- Original Italian film poster
- Italian: Un posto ideale per uccidere
- Directed by: Umberto Lenzi
- Written by: Umberto Lenzi Lucia Drudi Demby Antonio Altoviti
- Produced by: Carlo Ponti
- Starring: Irene Papas Ornella Muti Ray Lovelock
- Cinematography: Alfio Contini
- Edited by: Eugenio Alabiso
- Music by: Bruno Lauzi
- Release date: 1971 (Italy);
- Running time: 90 minutes
- Countries: Italy; France;

= Oasis of Fear =

1971 giallo film

Oasis of Fear (Un posto ideale per uccidere) is a 1971 giallo film directed and co-written by Umberto Lenzi, and starring Irene Papas, Ray Lovelock and Ornella Muti.
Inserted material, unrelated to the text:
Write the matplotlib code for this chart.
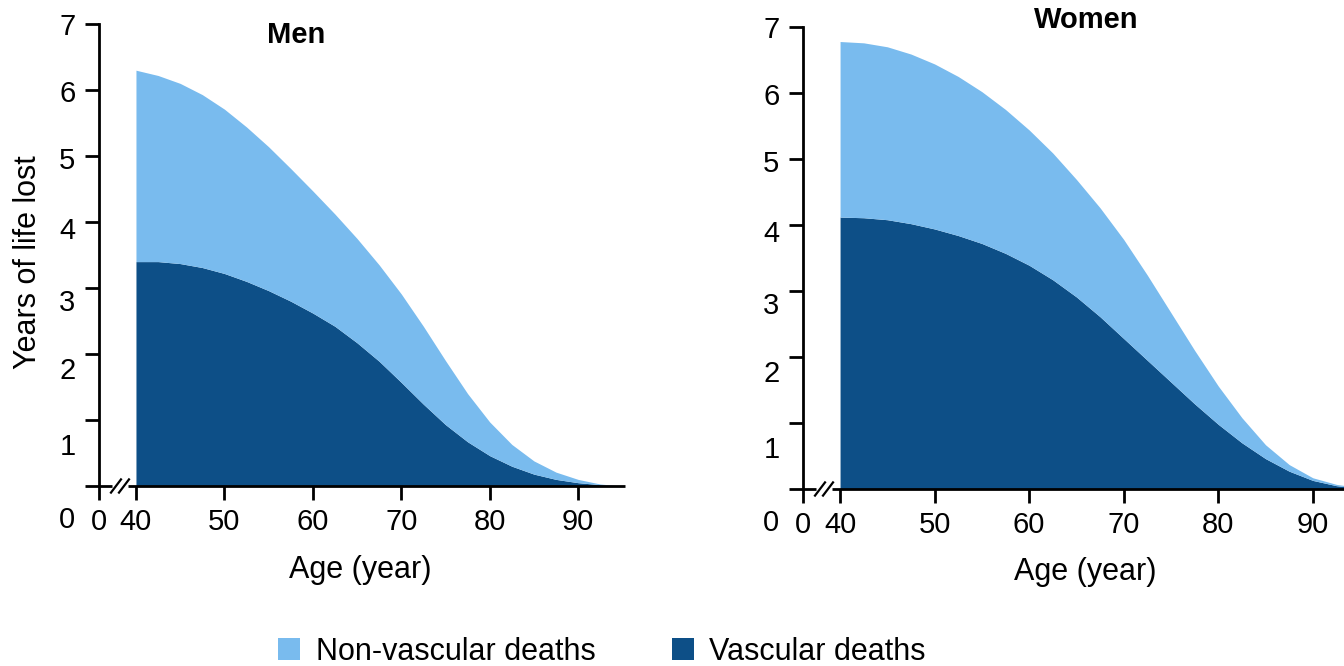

An Italian and French co-production, the film was released to Italian theatres in 1971.

== Synopsis ==
Two pornography-peddling hippies (Richard and Ingrid) run out of material to sell, so they start taking "dirty pictures" of each other to add to their stock of smut. While on the run from the authorities in Sweden, the pair get invited to the home of a middle-aged woman named Barbara, the wife of a NATO colonel. She involves them first in sexual games, then later in a convoluted murder plot. It seems Barbara has murdered her husband and hidden the body in the trunk of her car, and she gets the idea to frame the two hippies for the crime.

== Production ==
The film was developed under the title Stress. Producer Carlo Ponti liked director Umberto Lenzi's previous films like Orgasmo. Lenzi's contract with Ponti was about to expire and he would lose money so Lenzi hastily devised a story which borrowed themes from Orgasmo with some road movie elements. Lenzi's story originally included references to drugs, an element which would have caused issues with the ratings board, which led to Ponti getting Tonino Guerra who advised the director to change drugs with pornography.

Ponti initially wanted Carrol Baker to be in the film, as she had in previous thrillers from Lenzi, while Lenzi wanted American soprano Anna Moffo. Moffo backed out on the film a few days before shooting and was replaced by Ponti with Irene Papas who Lenzi felt was not appropriate for the role. Lenzi said he had trouble getting actress Irene Papas to participate in the threesome scene that takes place in the film. Papas wouldn't do nude scenes for the film, leading to re-organize some scenes and use a body double for some scenes.

Lead actor Ray Lovelock sings a song called "How Can You Live Your Life?" over the opening titles, accompanied by a sitar; a song that reoccurs throughout the film in different versions, supposedly with the purpose of trying to capture the "feel" of the 1960s hippie scene.

==Release and reception==
Oasis of Fear was released in Italy in 1971. From contemporary reviews, historian and critic Roberto Curti described the film as being a "critical and commercial flop." It grossed less than 92 million Italian lire. The film was released in the United States in 1974, and is available on video as both Oasis of Fear and Dirty Pictures.

Lenzi later dismissed the film, stating that "If I could burn that film, I'd do it!"